While working to resolve the CPE-related problem, the idea of segmenting GenieACS services came up as a potential solution. However, we want to clarify that this is just a thought that occurred during our troubleshooting process, and we’re not certain whether segmenting the services is a necessary step.
We welcome any insights or suggestions you may have on this matter. Thank you!
Obviously PeriodicInformInterval must be set correctly on all devices. => Prio 1
Optimize Provisions and check on which events they need to run (BOOSTRAP, BOOT, PERIODIC, etc.) => Prio 2
cwmp carries the most load (separating fs, nbi and ui from cwmp usually doesn’t help) mongodb might a bit, also there disk-access, files-system-type, etc… matter)
splitting cwmp can be done but increases complexity a lot. You might need a loadbalancer (haproxy) etc…
But looking at the number of devices and the server specs. You really need to focus on Prio 1 and 2
Thank you for your prompt response! We’re actively addressing the PeriodicInformInterval settings on all devices as our top priority and optimizing provisions based on relevant events, as you suggested.
We’ve been in discussions with the vendor to resolve the issues with the specific CPEs causing CPU and memory spikes. The events and scripts are also undergoing improvements to streamline the provisioning process.
Considering our network is expected to scale to around 90k CPEs or more by the end of the year, we are exploring potential strategies to enhance GenieACS performance. Given your experience, do you think it would be necessary to consider segmenting GenieACS services at this scale, or would you recommend focusing on further optimizations within the current setup?
What inform interval do you have set for your CPEs?
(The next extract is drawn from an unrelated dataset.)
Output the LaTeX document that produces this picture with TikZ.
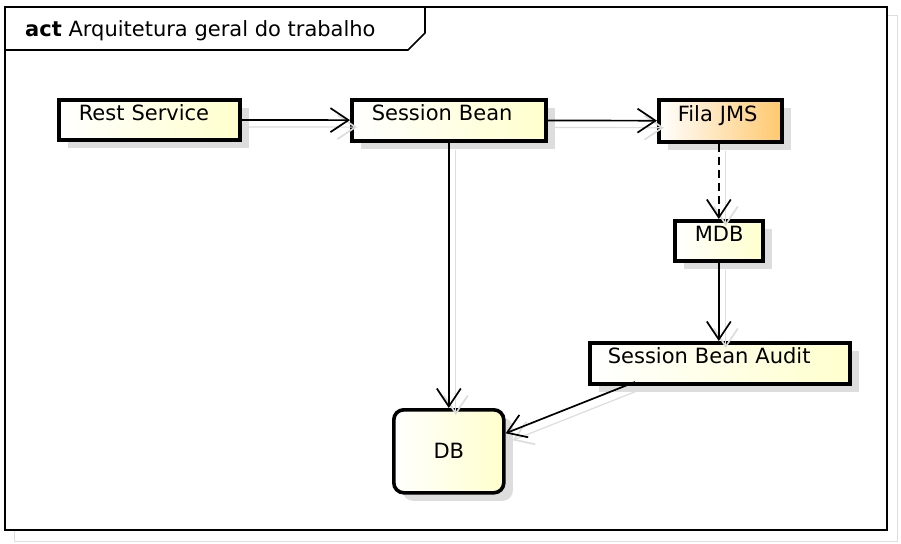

With a network of 30k devices, you should easily be able to have an inform set to once / hour with the hardware you have. 30k devices/hr works out to an avg of one every 120 milliseconds, or about 8 requests per second.
You need to take stock of all the provision scripts that run when a CPE informs and figure out what you can/should scale back. For example, if one of your provision scripts refreshes the InternetGatewayDevice.DeviceInfo.UpTime param every time it connects, do you really need to do that? Or can you scale it back to refreshing every 6 hours?
One Option would be to manually check if the inform time works, e.g. picking one device, check the last inform timestamp, wait just before the next inform an check if the device checked in before.
Double the ram or add even more. Depending on the os and so on genieacs can use a lot of ram.
It is also quite important to check which variables are loaded when. It can make a major difference if you only check wan parameters once a day or load all connected hosts with mac addresses every 10 minutes.